In Chile, things are in motion. The student movement has set off a process and opened up a new political movement.
When the Chilean people threatened to take down the dictatorship in the mid 80s, like other countries in the region, the political parties came to their support in order to come to an agreement on an ordered transition and prevent the mobilization from developing.
The current Constitution is a result of this pact. And the Constitution dictates the education system. Therefore, the current struggle is taking on the very political regime that resulted from that situation. This explains the brutality with which the government before the Concertación, Bachelet’s fake socialism, confronted 2006’s mobilization of the penguins.
2011
This year began with massive mobilizations in opposition to the Hidroaysen Dam project by environmental organizations. The near month-long struggle of 11 thousand subcontracted miners at El Teniente, the world’s main underground copper mine, followed, and soon afterwards came a strike on the part of the entire Federation of Copper. And for the past three months, we have been witnessing the heroic student struggle against the privatization of public education.
This situation has damaged the political regime. As President Sebastián Piñera’s approval rating has dropped to 26%, that of the Concertación has gone down to 17% in the midst of great opposition to all the political parties.
Within this context, the Communist Party launched a struggle with electoral aims but was unsuccessful. Today, the program of the students has advanced beyond the possibilities of the Chilean capitalist system.
The students are demanding “a quality education that is public, secular, and free,” and that the resources to fund it come from the “renationalization of copper of which today, more than two-thirds is in private hands” and the “socialization of the copper surplus, and that and end be put to the legal enrichment of the four richest families, who along with the transnational capitalists, own Chile.”
The government had to put out the fire. The crisis provoked the government to overreach. Noticing the deterioration of the movement and capitalizing on the winter break, under pressure from the Independent Democratic Union (UDI in Spanish), Piñera’s right-wing party, the government attempted to repress the movement on an unprecedented scale. This was like trying to drown the flames in gas. The middle class, the sector most affected by the privatization of public education, took to the streets in pots and pan protests, which had not been seen since the 80s. And this reignited the student struggle, which at that point was joined by the middle class and sectors of the working class like miners and port workers, who are consciously fighting alongside the students.

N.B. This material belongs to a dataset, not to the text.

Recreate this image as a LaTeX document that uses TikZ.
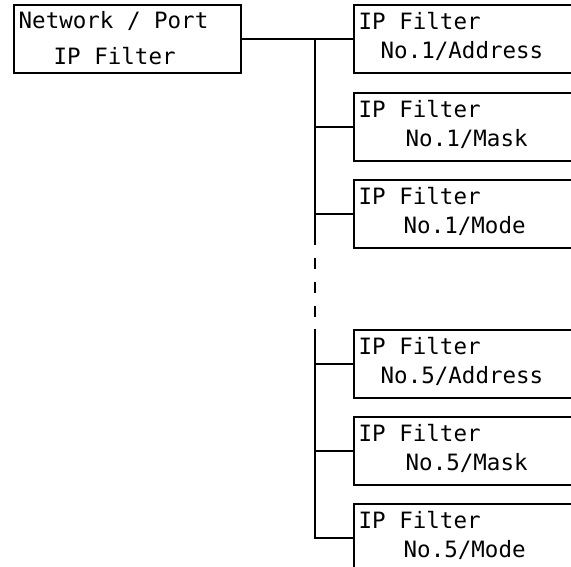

Change in Student leadership
The attempts by the Communist Party members who are leaders in the Confederation of Chilean Students to channel the mobilization into a parliamentary struggle and make partial agreements with the government has led to their loss of credibility. The leaders of the federation are falling and a new layer of independent left-wing militants, very much angered by the CP, is replacing them.
This layer of militants has taken up the slogan of nationalization of copper to fund public education in the program of the struggle, has marched alongside and constantly calls the miners to action, especially SITECO, and is calling for unity between students and workers.
And they have set off a discussion in Chile: if the educational system is constitutional, the Constitution has to be changed, which means a constitutional convention would have to be called.
Perspectives
The leadership of CUT, as well as that of the PC, had called for a national strike on August 24th and 25th, predicting that by then, the student struggle would be a mere memory. This is what is currently worrying the Chilean establishment.
With September 11th approaching which is the anniversary of the coup, a date in which there are always large demonstrations, all the political parties and the Chilean bourgeoisie is worried.
The student movement is painting a new Chile.